Does someone know a methodology which does not require overnight to standardize the bacterial inoculum but wait 6 hours or so to complete the absorbance reading?
Hi Marcio! That would depend on the species you are testing, you should make a growth curve for each one using your medium to know that. Imagine you are using an E. coli culture, that you have in a solid medium. In the morning (like 8:00 AM) inoculate an 250 mL Erlenmeyer flask containg 75 mL with the bacteria, scrapping your loop in the colony (inoculate with the entire loop filled with bacteria). After, lets say 3 hours, take samples every each hour and measure your OD and make serial dilutions CFUs.
That's the only way you will know for sure.
For instance, I work with Pseudomonas fluorescens and Bacillus cereus. With P. fluorescens, after 5-6 hours I have OD(610nm)=0.80+- and B. cereus is a little slower.
is exactly what I mean. I will not wait all night. My experiment is on the evaluation of plant extracts on bacterial nosocomial bacteria. and am using a standardized inoculum 0.08-0.13 x 10e6 cfu / ml to an absorbance at 630 nm. but it is possible to standardize the bacterial inoculum in 6 hours?

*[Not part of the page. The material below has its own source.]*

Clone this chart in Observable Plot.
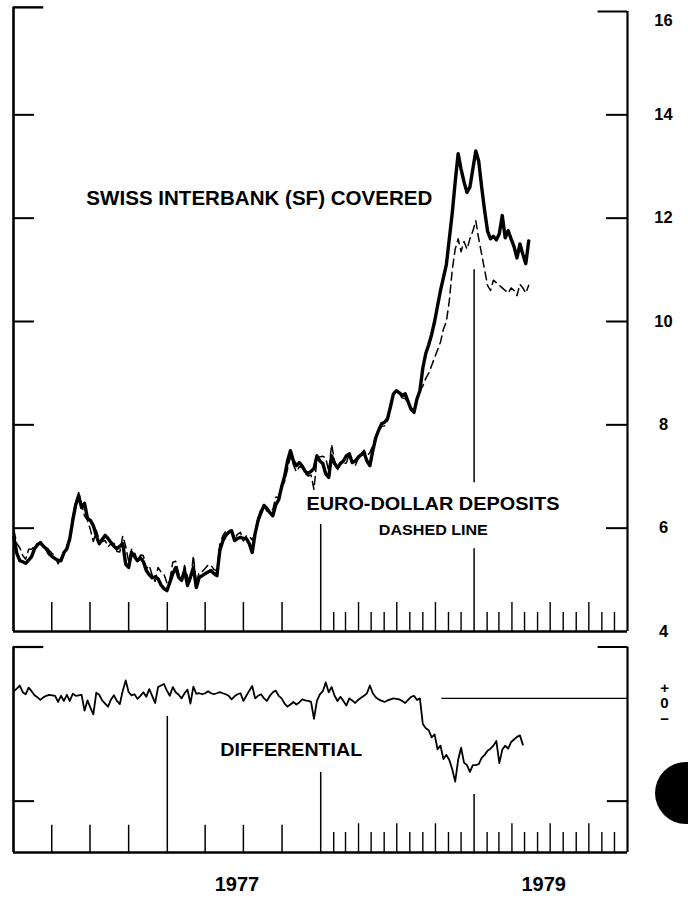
<!DOCTYPE html>
<html>
<head>
<meta charset="utf-8">
<script src="https://cdn.jsdelivr.net/npm/d3@7"></script>
<script src="https://cdn.jsdelivr.net/npm/@observablehq/plot@0.6"></script>
<style>
  html, body { margin: 0; padding: 0; background: #fff; }
  #chart { position: relative; width: 688px; height: 899px; overflow: hidden; background: #fff; }
  #top, #bottom { position: absolute; left: 0; }
  #top { top: 0; }
  #bottom { top: 640px; }
  #hole { position: absolute; left: 655px; top: 762px; width: 62px; height: 62px; border-radius: 50%; background: #000; }
</style>
</head>
<body>
<div id="chart"><div id="top"></div><div id="bottom"></div><div id="hole"></div></div>
<script>
// ---- Data (weekly, starting first week of January 1976) ----
const firstWeek = "1976-01-02";

// Swiss interbank (SF) covered rate, percent (solid line)
const swissCovered = [
  5.82,5.51,5.37,5.35,5.32,5.38,5.45,5.6,5.68,5.72,
  5.65,5.6,5.5,5.45,5.41,5.38,5.37,5.53,5.6,5.8,
  6.15,6.45,6.63,6.4,6.48,6.19,6.15,6.05,5.85,5.7,
  5.78,5.86,5.8,5.72,5.65,5.6,5.65,5.7,5.3,5.24,
  5.53,5.45,5.37,5.43,5.35,5.18,5.1,5.04,5.06,5.02,
  4.9,4.83,4.79,4.95,5.12,5.24,5.05,4.99,5.18,4.89,
  5.05,5.24,4.85,5.05,5.08,5.12,5.15,5.18,5.12,5.08,
  5.57,5.75,5.86,5.92,5.95,5.76,5.8,5.82,5.8,5.8,
  5.7,5.53,5.9,6.15,6.3,6.44,6.38,6.3,6.24,6.45,
  6.55,6.8,7.0,7.3,7.5,7.3,7.21,7.27,7.2,7.1,
  7.06,7.1,7.15,7.4,7.3,7.25,7.05,6.98,7.4,7.25,
  7.17,7.25,7.3,7.4,7.44,7.27,7.3,7.37,7.42,7.46,
  7.3,7.21,7.5,7.75,7.9,8.02,8.05,8.12,8.35,8.6,
  8.66,8.62,8.57,8.6,8.45,8.3,8.24,8.5,8.66,9.1,
  9.38,9.55,9.75,10.0,10.3,10.6,10.85,11.1,11.6,12.1,
  12.7,13.25,12.95,12.7,12.5,12.6,12.95,13.3,13.1,12.6,
  12.15,11.75,11.6,11.65,11.58,11.7,12.05,11.62,11.76,11.6,
  11.45,11.23,11.5,11.3,11.12,11.56
];

// Euro-dollar deposit rate, percent (dashed line)
const euroDollar = [
  5.96,5.70,5.62,5.47,5.40,5.59,5.59,5.66,5.70,5.69,
  5.67,5.65,5.57,5.51,5.46,5.31,5.42,5.48,5.67,5.75,
  6.24,6.50,6.69,6.47,6.24,6.15,5.97,5.74,5.96,5.77,
  5.74,5.76,5.64,5.70,5.71,5.55,5.54,5.85,5.65,5.36,
  5.59,5.53,5.36,5.48,5.47,5.21,5.28,5.09,4.97,5.24,
  5.15,5.11,4.94,5.00,5.34,5.36,5.12,4.99,5.28,5.06,
  4.95,5.47,4.94,5.15,5.16,5.22,5.29,5.28,5.20,5.18,
  5.69,5.85,5.94,5.97,5.93,5.80,5.88,5.92,5.75,5.85,
  5.85,5.77,5.90,6.20,6.38,6.44,6.33,6.35,6.36,6.60,
  6.60,6.80,6.90,7.14,7.38,7.23,7.09,7.19,7.18,7.06,
  7.01,7.03,6.75,7.35,7.38,7.39,7.36,7.10,7.62,7.30,
  7.12,7.28,7.25,7.26,7.44,7.23,7.21,7.34,7.43,7.51,
  7.40,7.46,7.60,7.77,7.88,7.97,7.98,8.08,8.33,8.60,
  8.65,8.60,8.52,8.51,8.42,8.33,8.29,8.47,8.66,8.75,
  8.9,9.0,9.15,9.3,9.45,9.6,9.85,10.0,10.4,11.0,
  11.4,11.6,11.35,11.55,11.4,11.6,11.75,11.95,11.6,11.3,
  11.0,10.7,10.6,10.8,10.75,10.7,10.65,10.6,10.55,10.65,
  10.6,10.5,10.72,10.65,10.55,10.7
];

// Differential, percentage points (lower panel)
const differential = [
  0.14,0.19,0.25,0.12,0.08,0.21,0.14,0.06,0.02,-0.03,
  0.02,0.05,0.07,0.06,0.05,-0.07,0.05,-0.05,0.07,-0.05,
  0.09,0.05,0.06,0.07,-0.24,-0.04,-0.18,-0.31,0.11,0.07,
  -0.04,-0.1,-0.16,-0.02,0.06,-0.05,-0.11,0.15,0.35,0.12,
  0.06,0.08,-0.01,0.05,0.12,0.03,0.18,0.05,-0.09,0.22,
  0.25,0.28,0.15,0.05,0.22,0.12,0.07,0.0,0.1,0.17,
  -0.1,0.23,0.09,0.1,0.08,0.1,0.14,0.1,0.08,0.1,
  0.12,0.1,0.08,0.05,-0.02,0.04,0.08,0.1,-0.05,0.05,
  0.15,0.24,0.0,0.05,0.08,0.0,-0.05,0.05,0.12,0.15,
  0.05,0.0,-0.1,-0.16,-0.12,-0.07,-0.12,-0.08,-0.02,-0.04,
  -0.05,-0.07,-0.4,-0.05,0.08,0.14,0.31,0.12,0.22,0.05,
  -0.05,0.03,-0.05,-0.14,0.0,-0.04,-0.09,-0.03,0.01,0.05,
  0.1,0.25,0.1,0.02,-0.02,-0.05,-0.07,-0.04,-0.02,0.0,
  -0.01,-0.02,-0.05,-0.09,-0.03,0.03,0.05,-0.03,0.0,-0.5,
  -0.58,-0.62,-0.76,-0.7,-0.99,-0.92,-1.18,-1.1,-1.2,-1.38,
  -1.62,-1.2,-0.96,-1.25,-1.3,-1.43,-1.3,-1.3,-1.28,-1.16,
  -1.1,-1.02,-0.98,-0.92,-0.83,-1.26,-1.0,-0.92,-0.98,-0.85,
  -0.8,-0.75,-0.72,-0.9
];

const rateTicks = [4, 6, 8, 10, 12, 14, 16];
const sideTicks = [6, 8, 10, 12, 14];
const yearLabels = ["1977", "1979"];
const seriesLabel = "SWISS INTERBANK (SF) COVERED";
const euroLabel = "EURO-DOLLAR DEPOSITS";
const euroNote = "DASHED LINE";
const diffLabel = "DIFFERENTIAL";
const signLabel = "+\n0\n\u2212";

// ---- Build tables ----
const utc = (y, m, d = 1) => new Date(Date.UTC(y, m, d));
const X0 = utc(1976, 0), X1 = utc(1980, 0);
const day = (d, n) => d3.utcDay.offset(d, n);
const week0 = new Date(firstWeek + "T00:00:00Z");
const weekDate = i => d3.utcDay.offset(week0, 7 * i);

const rates = swissCovered.map((v, i) => ({date: weekDate(i), swiss: v, euro: euroDollar[i]}));
const diffs = differential.map((v, i) => ({date: weekDate(i), value: v}));

const jan77 = utc(1977, 0), jan78 = utc(1978, 0), jan79 = utc(1979, 0);
const quarterTicks = d3.utcMonth.range(utc(1976, 3), jan78, 3);          // Apr 76 .. Oct 77
const quarterTicksLow = quarterTicks.filter(d => +d !== +jan77);
const monthTicks = d3.utcMonth.range(jan78, X1).filter(d => d.getUTCMonth() !== 0);
const tallMonths = monthTicks.filter(d => d.getUTCMonth() % 3 === 0);
const shortMonths = monthTicks.filter(d => d.getUTCMonth() % 3 !== 0);
const yearLabelDates = yearLabels.map(y => utc(+y, 6));

const font = "'Liberation Sans', Arial, Helvetica, sans-serif";
const style = {fontFamily: font, background: "transparent", color: "#000", overflow: "visible"};
const xScale = {type: "utc", domain: [X0, X1], axis: null};

// ---- Upper panel ----
const topPlot = Plot.plot({
  width: 688, height: 640,
  marginLeft: 13, marginRight: 61, marginTop: 11, marginBottom: 9,
  x: xScale,
  y: {domain: [4, 16], axis: null},
  style,
  marks: [
    // frame
    Plot.ruleX([X0], {y1: 4, y2: 16.08, strokeWidth: 2.6}),
    Plot.ruleY([16.08], {x1: X0, x2: day(X0, 72), strokeWidth: 2.4}),
    Plot.ruleY(sideTicks, {x1: X0, x2: day(X0, 50), strokeWidth: 2}),
    Plot.ruleX([X1], {y1: 4, y2: 16, strokeWidth: 2.2}),
    Plot.ruleY([16], {x1: day(X1, -70), x2: X1, strokeWidth: 2}),
    Plot.ruleY(sideTicks, {x1: day(X1, -50), x2: X1, strokeWidth: 2}),
    Plot.ruleY([4], {x1: X0, x2: X1, strokeWidth: 2.4}),
    // time ticks
    Plot.ruleX(quarterTicks, {y1: 4, y2: 4.56, strokeWidth: 1.5}),
    Plot.ruleX(tallMonths, {y1: 4, y2: 4.56, strokeWidth: 1.4}),
    Plot.ruleX(shortMonths, {y1: 4, y2: 4.37, strokeWidth: 1.4}),
    Plot.ruleX([jan78], {y1: 4, y2: 6.07, strokeWidth: 1.5}),
    Plot.ruleX([jan79], {y1: 4, y2: 5.6, strokeWidth: 1.5}),
    Plot.ruleX([jan79], {y1: 6.88, y2: 11.0, strokeWidth: 1.5}),
    // series
    Plot.line(rates, {x: "date", y: "euro", strokeWidth: 1.5, strokeDasharray: "8,5"}),
    Plot.line(rates, {x: "date", y: "swiss", strokeWidth: 3.4, strokeLinejoin: "round"}),
    // right-hand scale labels
    Plot.text(rateTicks.filter(d => d < 16), {x: X1, y: d => d, text: d => String(d), dx: 36, textAnchor: "middle", fontSize: 16.5, fontWeight: "bold"}),
    Plot.text(rateTicks.filter(d => d === 16), {x: X1, y: d => d, text: d => String(d), dx: 36, dy: 9, textAnchor: "middle", fontSize: 16.5, fontWeight: "bold"}),
    // annotations
    Plot.text([seriesLabel], {x: utc(1977, 7, 8), y: 12.38, fontSize: 19.5, fontWeight: "bold"}),
    Plot.text([euroLabel], {x: utc(1978, 8, 25), y: 6.47, fontSize: 18, fontWeight: "bold"}),
    Plot.text([euroNote], {x: utc(1978, 8, 26), y: 5.96, fontSize: 15, fontWeight: "bold"})
  ]
});

// ---- Lower panel ----
const bottomPlot = Plot.plot({
  width: 688, height: 259,
  marginLeft: 13, marginRight: 61, marginTop: 6.5, marginBottom: 47,
  x: xScale,
  y: {domain: [-3, 1], axis: null},
  style,
  marks: [
    Plot.ruleX([X0], {y1: -3, y2: 1, strokeWidth: 2.6}),
    Plot.ruleY([1], {x1: X0, x2: day(X0, 72), strokeWidth: 2.2}),
    Plot.ruleY([-2], {x1: X0, x2: day(X0, 50), strokeWidth: 2}),
    Plot.ruleX([X1], {y1: -3, y2: 1, strokeWidth: 2.2}),
    Plot.ruleY([1], {x1: day(X1, -70), x2: X1, strokeWidth: 2}),
    Plot.ruleY([-2], {x1: day(X1, -48), x2: X1, strokeWidth: 2}),
    Plot.ruleY([-3], {x1: X0, x2: X1, strokeWidth: 2.4}),
    Plot.ruleY([0], {x1: utc(1978, 9, 16), x2: X1, strokeWidth: 1.4}),
    Plot.ruleX(quarterTicksLow, {y1: -3, y2: -2.47, strokeWidth: 1.5}),
    Plot.ruleX(tallMonths, {y1: -3, y2: -2.44, strokeWidth: 1.4}),
    Plot.ruleX(shortMonths, {y1: -3, y2: -2.61, strokeWidth: 1.4}),
    Plot.ruleX([jan77], {y1: -3, y2: -0.35, strokeWidth: 1.5}),
    Plot.ruleX([jan78], {y1: -3, y2: -1.44, strokeWidth: 1.5}),
    Plot.ruleX([jan79], {y1: -3, y2: -1.87, strokeWidth: 1.5}),
    Plot.line(diffs, {x: "date", y: "value", strokeWidth: 1.8, strokeLinejoin: "round"}),
    Plot.text([diffLabel], {x: utc(1977, 9, 23), y: -1.01, fontSize: 18, fontWeight: "bold"}),
    Plot.text([signLabel], {x: X1, y: 0, dx: 37, dy: 5, textAnchor: "middle", fontSize: 15, lineHeight: 1.02, fontWeight: "bold"}),
    Plot.axisX(yearLabelDates, {anchor: "bottom", tickSize: 0, tickPadding: 24, dx: -6.5,
      tickFormat: d => String(d.getUTCFullYear()), fontSize: 20, fontWeight: "bold"})
  ]
});

// fit label widths to the original lettering
const widths = {[seriesLabel]: 346, [euroLabel]: 253, [euroNote]: 109, [diffLabel]: 142};
for (const svg of [topPlot, bottomPlot]) {
  d3.select(svg).selectAll("text").each(function () {
    const w = widths[this.textContent];
    if (w) d3.select(this).attr("textLength", w).attr("lengthAdjust", "spacingAndGlyphs");
  });
}

document.getElementById("top").appendChild(topPlot);
document.getElementById("bottom").appendChild(bottomPlot);
</script>
</body>
</html>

Hi Marcio! That would depend on the species you are testing, you should make a growth curve for each one using your medium to know that. Imagine you are using an E. coli culture, that you have in a solid medium. In the morning (like 8:00 AM) inoculate an 250 mL Erlenmeyer flask containg 75 mL with the bacteria, scrapping your loop in the colony (inoculate with the entire loop filled with bacteria). After, lets say 3 hours, take samples every each hour and measure your OD and make serial dilutions CFUs.
That's the only way you will know for sure.

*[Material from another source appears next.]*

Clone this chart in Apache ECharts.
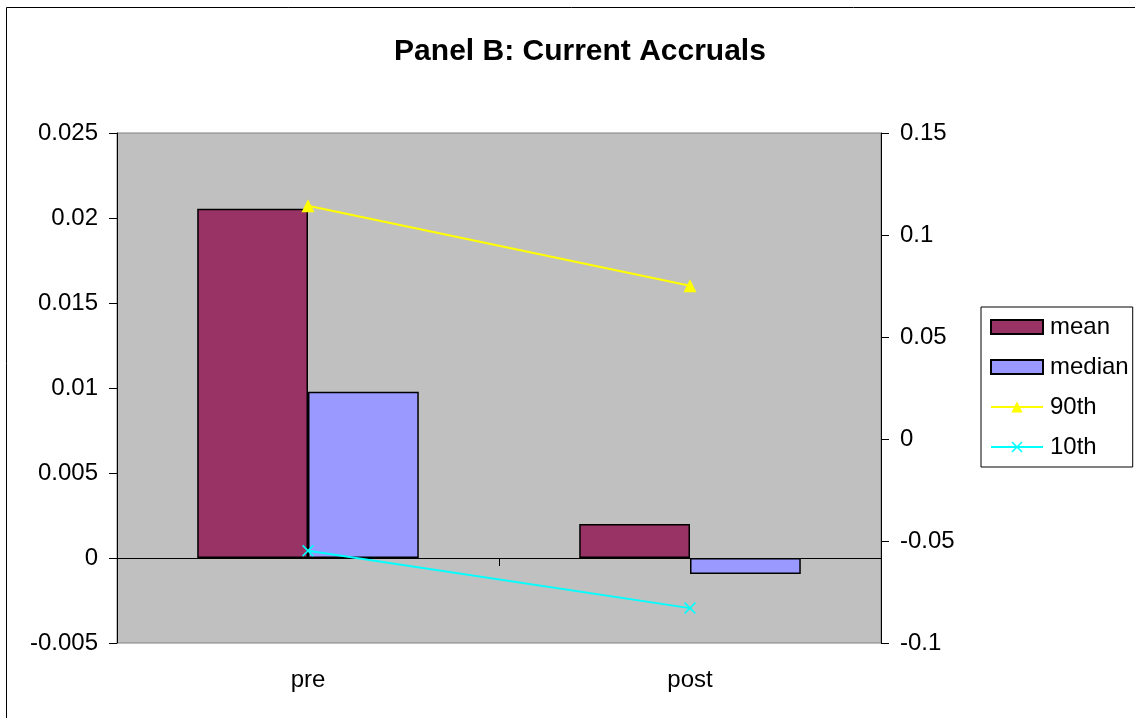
<!DOCTYPE html>
<html>
<head>
<meta charset="utf-8">
<script src="https://cdn.jsdelivr.net/npm/echarts@6/dist/echarts.min.js"></script>
<style>
  html, body { margin: 0; padding: 0; background: #fff; }
  #chart { width: 1135px; height: 718px; }
</style>
</head>
<body>
<div id="chart"></div>
<script>
// Panel B — current accruals, pre vs post
const categories = ['pre', 'post'];
const meanValues = [0.02055, 0.0020];
const medianValues = [0.00978, -0.00094];
const p90Values = [0.1143, 0.0751];
const p10Values = [-0.0548, -0.0829];

const FONT = 'Liberation Sans, Arial, sans-serif';
const xSymbol = 'path://M0,1L1,0L5,4L9,0L10,1L6,5L10,9L9,10L5,6L1,10L0,9L4,5Z';

const chart = echarts.init(document.getElementById('chart'));

chart.setOption({
  animation: false,
  textStyle: { fontFamily: FONT, color: '#000' },
  title: {
    text: 'Panel B: Current Accruals',
    left: 575,
    top: 32,
    textAlign: 'center',
    textStyle: { fontFamily: FONT, fontSize: 30, fontWeight: 'bold', color: '#000' }
  },
  graphic: [{
    type: 'rect',
    shape: { x: 6.5, y: 7.5, width: 1300, height: 900 },
    style: { fill: 'none', stroke: '#000', lineWidth: 1 },
    silent: true
  }],
  legend: {
    left: 981,
    top: 307,
    orient: 'vertical',
    padding: [8, 4, 8, 9],
    itemWidth: 52,
    itemHeight: 14,
    itemGap: 16,
    borderColor: '#000',
    borderWidth: 1,
    backgroundColor: '#fff',
    textStyle: { fontFamily: FONT, fontSize: 24, color: '#000', padding: [0, 0, 0, 2] },
    data: [
      { name: 'mean', icon: 'rect' },
      { name: 'median', icon: 'rect' },
      '90th',
      '10th'
    ]
  },
  grid: {
    left: 117,
    right: 254,
    top: 133,
    bottom: 75,
    show: true,
    backgroundColor: '#c0c0c0',
    borderColor: '#808080',
    borderWidth: 1
  },
  xAxis: [{
    type: 'category',
    data: categories,
    position: 'bottom',
    axisLine: { show: false, onZero: false },
    axisTick: { show: false },
    axisLabel: { margin: 25, fontSize: 24, color: '#000', fontFamily: FONT }
  }, {
    type: 'category',
    data: categories,
    position: 'bottom',
    axisLine: { show: true, onZero: true, onZeroAxisIndex: 0, lineStyle: { color: '#000', width: 1 } },
    axisTick: { show: true, length: 8, lineStyle: { color: '#000' } },
    axisLabel: { show: false }
  }],
  yAxis: [{
    type: 'value',
    min: -0.005,
    max: 0.025,
    interval: 0.005,
    position: 'left',
    splitLine: { show: false },
    axisLine: { show: true, lineStyle: { color: '#000', width: 1 } },
    axisTick: { show: true, length: 8, lineStyle: { color: '#000' } },
    axisLabel: { margin: 19, fontSize: 24, color: '#000', fontFamily: FONT }
  }, {
    type: 'value',
    min: -0.1,
    max: 0.15,
    interval: 0.05,
    position: 'right',
    splitLine: { show: false },
    axisLine: { show: true, lineStyle: { color: '#000', width: 1 } },
    axisTick: { show: true, length: 8, lineStyle: { color: '#000' } },
    axisLabel: { margin: 19, fontSize: 24, color: '#000', fontFamily: FONT }
  }],
  series: [{
    name: 'mean',
    type: 'bar',
    data: meanValues,
    barGap: '0%',
    barCategoryGap: '42%',
    itemStyle: { color: '#993366', borderColor: '#000', borderWidth: 1.5 }
  }, {
    name: 'median',
    type: 'bar',
    data: medianValues,
    itemStyle: { color: '#9999ff', borderColor: '#000', borderWidth: 1.5 }
  }, {
    name: '90th',
    type: 'line',
    yAxisIndex: 1,
    data: p90Values,
    symbol: 'triangle',
    symbolSize: 13,
    lineStyle: { color: '#ffff00', width: 2 },
    itemStyle: { color: '#ffff00' },
    z: 5
  }, {
    name: '10th',
    type: 'line',
    yAxisIndex: 1,
    data: p10Values,
    symbol: xSymbol,
    symbolSize: 12,
    lineStyle: { color: '#00ffff', width: 2 },
    itemStyle: { color: '#00ffff' },
    z: 5
  }]
});
</script>
</body>
</html>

For instance, I work with Pseudomonas fluorescens and Bacillus cereus. With P. fluorescens, after 5-6 hours I have OD(610nm)=0.80+- and B. cereus is a little slower.
There are quite a few mothods to change the growth rates of bacteria during culturing. I agree that a more densely inoculated culture will provide a larger number of organisms in a shorter period of time, However, this comes at a cost of higher diversity of generation 0 bacteria with fewer generations. For DNA related studies, this is not optimal.

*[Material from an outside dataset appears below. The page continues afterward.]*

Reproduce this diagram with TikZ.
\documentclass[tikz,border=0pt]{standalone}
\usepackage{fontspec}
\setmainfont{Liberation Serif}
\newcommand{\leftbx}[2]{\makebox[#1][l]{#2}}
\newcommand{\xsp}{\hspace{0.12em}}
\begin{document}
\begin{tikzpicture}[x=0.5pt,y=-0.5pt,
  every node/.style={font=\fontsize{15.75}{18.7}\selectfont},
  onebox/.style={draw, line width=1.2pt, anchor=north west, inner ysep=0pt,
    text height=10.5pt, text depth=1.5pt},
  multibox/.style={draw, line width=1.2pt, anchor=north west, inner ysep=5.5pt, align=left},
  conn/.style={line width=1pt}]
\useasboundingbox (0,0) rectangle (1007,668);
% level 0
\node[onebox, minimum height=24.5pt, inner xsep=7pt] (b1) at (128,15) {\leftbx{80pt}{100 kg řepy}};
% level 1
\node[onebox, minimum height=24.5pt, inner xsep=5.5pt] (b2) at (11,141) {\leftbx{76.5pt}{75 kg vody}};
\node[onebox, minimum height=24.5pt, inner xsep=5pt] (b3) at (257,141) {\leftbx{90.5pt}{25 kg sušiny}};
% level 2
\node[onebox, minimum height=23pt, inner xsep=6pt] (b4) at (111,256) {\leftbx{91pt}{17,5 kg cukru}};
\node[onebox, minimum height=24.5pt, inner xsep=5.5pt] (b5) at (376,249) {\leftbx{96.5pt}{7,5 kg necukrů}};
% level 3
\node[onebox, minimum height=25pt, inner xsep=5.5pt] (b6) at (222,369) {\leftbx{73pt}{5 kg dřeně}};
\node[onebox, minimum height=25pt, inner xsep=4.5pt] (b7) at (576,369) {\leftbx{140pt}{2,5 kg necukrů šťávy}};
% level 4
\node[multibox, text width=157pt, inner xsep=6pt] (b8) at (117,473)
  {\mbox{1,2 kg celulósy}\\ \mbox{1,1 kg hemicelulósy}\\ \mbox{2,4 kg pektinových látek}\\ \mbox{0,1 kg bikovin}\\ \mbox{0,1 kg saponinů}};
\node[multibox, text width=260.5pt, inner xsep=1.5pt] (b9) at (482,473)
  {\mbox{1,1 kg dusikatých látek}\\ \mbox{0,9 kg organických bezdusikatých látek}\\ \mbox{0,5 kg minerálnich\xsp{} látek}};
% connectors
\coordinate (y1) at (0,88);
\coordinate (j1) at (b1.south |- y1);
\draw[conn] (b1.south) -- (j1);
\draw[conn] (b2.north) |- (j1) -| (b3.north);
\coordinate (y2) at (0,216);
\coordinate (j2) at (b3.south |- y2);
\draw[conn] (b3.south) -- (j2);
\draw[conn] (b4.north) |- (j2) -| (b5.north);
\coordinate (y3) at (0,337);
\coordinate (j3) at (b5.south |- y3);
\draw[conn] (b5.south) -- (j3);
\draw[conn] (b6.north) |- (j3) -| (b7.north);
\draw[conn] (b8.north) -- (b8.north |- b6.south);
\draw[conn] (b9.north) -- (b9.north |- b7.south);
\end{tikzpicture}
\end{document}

Additionally, for a short inoculation time, you run the risk of having cryopreservatives still be a part of your culture solution (unless you have prior passages of bacteria that are not explained above). If there is a prior passage of bacteria from the frozen stock, then you can place exponential phase bacteria as your starting bacteria, thus eliminating the lag time prior to your 6 hour time point.